#### [THE PROBLEM]
Quote the data exactly, first line to the line containing "import * as", with no pictures.
....................
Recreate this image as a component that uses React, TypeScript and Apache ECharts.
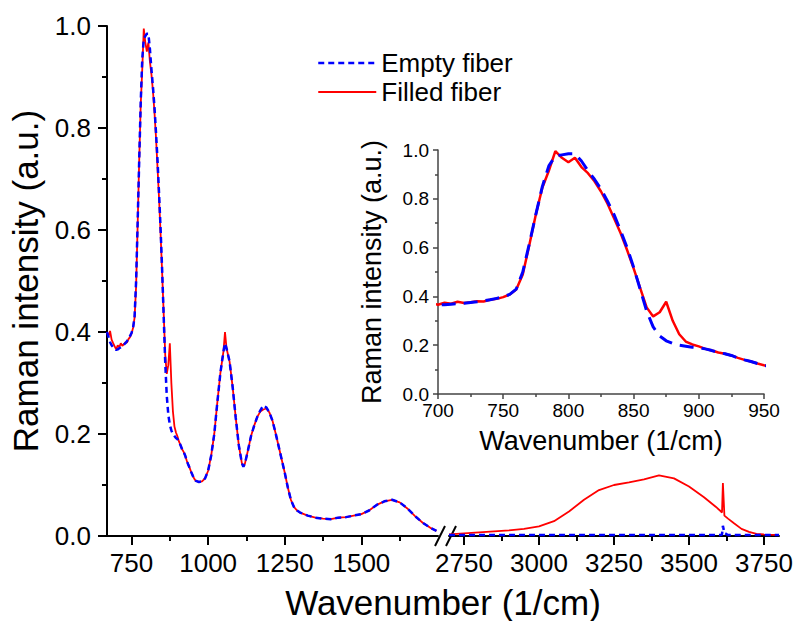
import React, { useEffect, useRef } from "react";
import * as echarts from "echarts";

// ---- Data ----
const leftWavenumbers = [
  670, 675, 680, 685, 690, 695, 700, 705, 710, 715,
  720, 725, 730, 735, 740, 745, 750, 755, 760, 765,
  770, 775, 780, 785, 790, 795, 800, 805, 810, 815,
  820, 825, 830, 835, 840, 845, 850, 855, 860, 865,
  870, 875, 880, 885, 890, 895, 900, 905, 910, 915,
  920, 925, 930, 935, 940, 945, 950, 955, 960,
  970, 980, 990, 1000, 1010, 1020, 1030, 1040, 1050, 1055,
  1060, 1070, 1080, 1090, 1100, 1110, 1115,
  1120, 1130, 1140, 1150, 1160, 1170, 1180, 1190, 1200, 1210,
  1220, 1230, 1240, 1250, 1260, 1270, 1280, 1290, 1300,
  1325, 1350, 1375, 1400, 1425, 1450, 1475, 1500, 1525, 1550,
  1575, 1600, 1625, 1650, 1675, 1700, 1725, 1745,
];

const filledLeft = [
  0.400, 0.392, 0.402, 0.385, 0.378, 0.372, 0.366, 0.374, 0.370, 0.378,
  0.373, 0.376, 0.380, 0.379, 0.386, 0.390, 0.397, 0.408, 0.428, 0.490,
  0.610, 0.735, 0.845, 0.915, 0.995, 0.968, 0.950, 0.968, 0.930, 0.905,
  0.872, 0.830, 0.780, 0.720, 0.660, 0.590, 0.515, 0.435, 0.355, 0.318,
  0.335, 0.378, 0.300, 0.245, 0.215, 0.203, 0.195, 0.185, 0.178, 0.170,
  0.165, 0.158, 0.148, 0.140, 0.133, 0.125, 0.118, 0.112, 0.108,
  0.106, 0.107, 0.113, 0.128, 0.158, 0.200, 0.262, 0.320, 0.362, 0.400,
  0.368, 0.342, 0.292, 0.232, 0.178, 0.143, 0.136,
  0.142, 0.168, 0.196, 0.216, 0.233, 0.244, 0.248, 0.250, 0.242, 0.226,
  0.202, 0.176, 0.150, 0.124, 0.095, 0.071, 0.057, 0.050, 0.046,
  0.040, 0.036, 0.034, 0.033, 0.036, 0.037, 0.040, 0.043, 0.050, 0.061,
  0.068, 0.071, 0.066, 0.054, 0.039, 0.026, 0.016, 0.010,
];

const emptyLeft = [
  0.400, 0.390, 0.380, 0.374, 0.370, 0.367, 0.365, 0.366, 0.368, 0.370,
  0.372, 0.375, 0.378, 0.382, 0.386, 0.392, 0.398, 0.408, 0.430, 0.500,
  0.615, 0.735, 0.850, 0.935, 0.975, 0.980, 0.985, 0.985, 0.955, 0.915,
  0.880, 0.840, 0.790, 0.735, 0.670, 0.600, 0.520, 0.430, 0.340, 0.275,
  0.238, 0.218, 0.207, 0.200, 0.196, 0.192, 0.190, 0.185, 0.178, 0.170,
  0.165, 0.158, 0.148, 0.140, 0.133, 0.125, 0.118, 0.112, 0.108,
  0.106, 0.107, 0.113, 0.128, 0.158, 0.200, 0.262, 0.320, 0.362, 0.378,
  0.368, 0.342, 0.292, 0.232, 0.178, 0.143, 0.136,
  0.142, 0.168, 0.196, 0.216, 0.233, 0.246, 0.256, 0.252, 0.242, 0.226,
  0.202, 0.176, 0.150, 0.124, 0.095, 0.071, 0.057, 0.050, 0.046,
  0.040, 0.036, 0.034, 0.033, 0.036, 0.037, 0.040, 0.043, 0.050, 0.061,
  0.068, 0.071, 0.066, 0.054, 0.039, 0.026, 0.016, 0.010,
];

const rightWavenumbers = [
  2700, 2750, 2800, 2850, 2900, 2950, 3000, 3050, 3100, 3150,
  3200, 3250, 3300, 3350, 3400, 3450, 3500, 3550, 3590, 3605,
  3610, 3613, 3618, 3630, 3650, 3675, 3700, 3725, 3750, 3800,
];

const filledRight = [
  0.003, 0.005, 0.007, 0.009, 0.011, 0.014, 0.019, 0.029, 0.048, 0.071,
  0.090, 0.100, 0.105, 0.111, 0.119, 0.113, 0.097, 0.076, 0.057, 0.049,
  0.046, 0.104, 0.040, 0.034, 0.025, 0.014, 0.008, 0.004, 0.003, 0.002,
];

const emptyRight = [
  0.002, 0.002, 0.002, 0.002, 0.002, 0.002, 0.002, 0.002, 0.002, 0.002,
  0.002, 0.002, 0.002, 0.002, 0.002, 0.002, 0.002, 0.002, 0.002, 0.002,
  0.003, 0.020, 0.006, 0.002, 0.002, 0.002, 0.002, 0.002, 0.002, 0.002,
];

const leftTicks = [750, 1000, 1250, 1500];
const leftMinorTicks = [875, 1125, 1375, 1625];
const rightTicks = [2750, 3000, 3250, 3500, 3750];
const rightMinorTicks = [2875, 3125, 3375, 3625];
const seriesNames = ["Empty fiber", "Filled fiber"];
const xTitle = "Wavenumber (1/cm)";
const yTitle = "Raman intensity (a.u.)";

const FONT = "'Liberation Sans', Arial, sans-serif";
const RED = "#ff0000";
const BLUE = "#0000ff";

const zip = (xs: number[], ys: number[]) => xs.map((x, i) => [x, ys[i]]);
const plain = (v: number) => String(v);

export default function App() {
  const ref = useRef<HTMLDivElement>(null);

  useEffect(() => {
    document.body.style.margin = "0";
    if (!ref.current) return;
    const chart = echarts.init(ref.current, undefined, { renderer: "svg" });

    const black = "#000";
    const mainLabel = { fontSize: 26, fontFamily: FONT, color: black };

    const option: any = {
      animation: false,
      backgroundColor: "#fff",
      textStyle: { fontFamily: FONT },
      legend: {
        data: [
          {
            name: seriesNames[0],
            lineStyle: { color: BLUE, width: 2.5, type: [6, 4] },
            itemStyle: { opacity: 0 },
          },
          {
            name: seriesNames[1],
            lineStyle: { color: RED, width: 2 },
            itemStyle: { opacity: 0 },
          },
        ],
        orient: "vertical",
        left: 312,
        top: 45,
        itemWidth: 58,
        itemHeight: 14,
        itemGap: 3,
        textStyle: { fontSize: 26, fontFamily: FONT, color: black },
      },
      grid: [
        { left: 107, top: 26, width: 331, bottom: 85, containLabel: false },
        { left: 449, top: 26, width: 330, bottom: 85, containLabel: false },
        { left: 438, top: 150, width: 326, height: 244, containLabel: false },
      ],
      xAxis: [
        {
          gridIndex: 0, type: "value", min: 670, max: 1750, position: "bottom",
          axisLine: { lineStyle: { color: black, width: 2 } },
          axisTick: { customValues: leftTicks, length: 9, lineStyle: { color: black, width: 2 } },
          axisLabel: { customValues: leftTicks, margin: 14, formatter: plain, ...mainLabel },
          splitLine: { show: false },
        },
        {
          gridIndex: 0, type: "value", min: 670, max: 1750, position: "bottom",
          axisLine: { show: false },
          axisTick: { customValues: leftMinorTicks, length: 5, lineStyle: { color: black, width: 2 } },
          axisLabel: { show: false },
          splitLine: { show: false },
        },
        {
          gridIndex: 1, type: "value", min: 2700, max: 3800, position: "bottom",
          axisLine: { lineStyle: { color: black, width: 2 } },
          axisTick: { customValues: rightTicks, length: 9, lineStyle: { color: black, width: 2 } },
          axisLabel: { customValues: rightTicks, margin: 14, formatter: plain, ...mainLabel },
          splitLine: { show: false },
        },
        {
          gridIndex: 1, type: "value", min: 2700, max: 3800, position: "bottom",
          axisLine: { show: false },
          axisTick: { customValues: rightMinorTicks, length: 5, lineStyle: { color: black, width: 2 } },
          axisLabel: { show: false },
          splitLine: { show: false },
        },
        {
          gridIndex: 2, type: "value", min: 700, max: 950, interval: 50, position: "bottom",
          axisLine: { lineStyle: { color: "#444", width: 1.5 } },
          axisTick: { length: 5, lineStyle: { color: "#444", width: 1.5 } },
          minorTick: { show: true, splitNumber: 2, length: 3, lineStyle: { color: "#444", width: 1.5 } },
          axisLabel: { margin: 7, fontSize: 19, fontFamily: FONT, color: black, formatter: plain },
          splitLine: { show: false },
          name: xTitle, nameLocation: "middle", nameGap: 33,
          nameTextStyle: { fontSize: 27, fontFamily: FONT, color: black },
        },
      ],
      yAxis: [
        {
          gridIndex: 0, type: "value", min: 0, max: 1, interval: 0.2,
          axisLine: { show: true, lineStyle: { color: black, width: 2 } },
          axisTick: { show: true, length: 9, lineStyle: { color: black, width: 2 } },
          minorTick: { show: true, splitNumber: 2, length: 5, lineStyle: { color: black, width: 2 } },
          axisLabel: { margin: 16, ...mainLabel, formatter: (v: number) => v.toFixed(1) },
          splitLine: { show: false },
          name: yTitle, nameLocation: "middle", nameGap: 64,
          nameTextStyle: { fontSize: 35, fontFamily: FONT, color: black },
        },
        {
          gridIndex: 1, type: "value", min: 0, max: 1, show: false,
          splitLine: { show: false },
        },
        {
          gridIndex: 2, type: "value", min: 0, max: 1, interval: 0.2,
          axisLine: { show: true, lineStyle: { color: "#444", width: 1.5 } },
          axisTick: { show: true, length: 5, lineStyle: { color: "#444", width: 1.5 } },
          minorTick: { show: true, splitNumber: 2, length: 3, lineStyle: { color: "#444", width: 1.5 } },
          axisLabel: { margin: 9, fontSize: 19, fontFamily: FONT, color: black, formatter: (v: number) => v.toFixed(1) },
          splitLine: { show: false },
          name: yTitle, nameLocation: "middle", nameGap: 53,
          nameTextStyle: { fontSize: 27, fontFamily: FONT, color: black },
        },
      ],
      series: [
        {
          type: "line", name: seriesNames[1], xAxisIndex: 0, yAxisIndex: 0,
          data: zip(leftWavenumbers, filledLeft), symbol: "none", showSymbol: false,
          lineStyle: { color: RED, width: 1.8 }, itemStyle: { color: RED },
        },
        {
          type: "line", name: seriesNames[0], xAxisIndex: 0, yAxisIndex: 0,
          data: zip(leftWavenumbers, emptyLeft), symbol: "none", showSymbol: false,
          lineStyle: { color: BLUE, width: 2.5, type: [6, 4] }, itemStyle: { color: BLUE },
        },
        {
          type: "line", name: seriesNames[1], xAxisIndex: 2, yAxisIndex: 1,
          data: zip(rightWavenumbers, filledRight), symbol: "none", showSymbol: false,
          lineStyle: { color: RED, width: 1.8 }, itemStyle: { color: RED },
        },
        {
          type: "line", name: seriesNames[0], xAxisIndex: 2, yAxisIndex: 1,
          data: zip(rightWavenumbers, emptyRight), symbol: "none", showSymbol: false,
          lineStyle: { color: BLUE, width: 2.5, type: [6, 4] }, itemStyle: { color: BLUE },
        },
        {
          type: "line", name: seriesNames[1], xAxisIndex: 4, yAxisIndex: 2,
          data: zip(leftWavenumbers, filledLeft), symbol: "none", showSymbol: false,
          lineStyle: { color: RED, width: 2.5 }, itemStyle: { color: RED },
        },
        {
          type: "line", name: seriesNames[0], xAxisIndex: 4, yAxisIndex: 2,
          data: zip(leftWavenumbers, emptyLeft), symbol: "none", showSymbol: false,
          lineStyle: { color: BLUE, width: 3, type: [14, 8] }, itemStyle: { color: BLUE },
        },
      ],
      graphic: [
        {
          type: "text", x: 443, y: 602,
          style: {
            text: xTitle, x: 0, y: 0, fontSize: 35, fontFamily: FONT, fill: black,
            align: "center", verticalAlign: "middle",
          },
        },
        {
          type: "line", shape: { x1: 435, y1: 546, x2: 445, y2: 526 },
          style: { stroke: black, lineWidth: 2 },
        },
        {
          type: "line", shape: { x1: 446, y1: 546, x2: 456, y2: 526 },
          style: { stroke: black, lineWidth: 2 },
        },
      ],
    };

    chart.setOption(option);
    return () => chart.dispose();
  }, []);

  return <div ref={ref} style={{ width: 797, height: 621 }} />;
}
....................
#### [OUTPUT OF THE EXERCISE]
Recreate this image as a component that uses React, TypeScript and Apache ECharts.
import React, { useEffect, useRef } from "react";
import * as echarts from "echarts";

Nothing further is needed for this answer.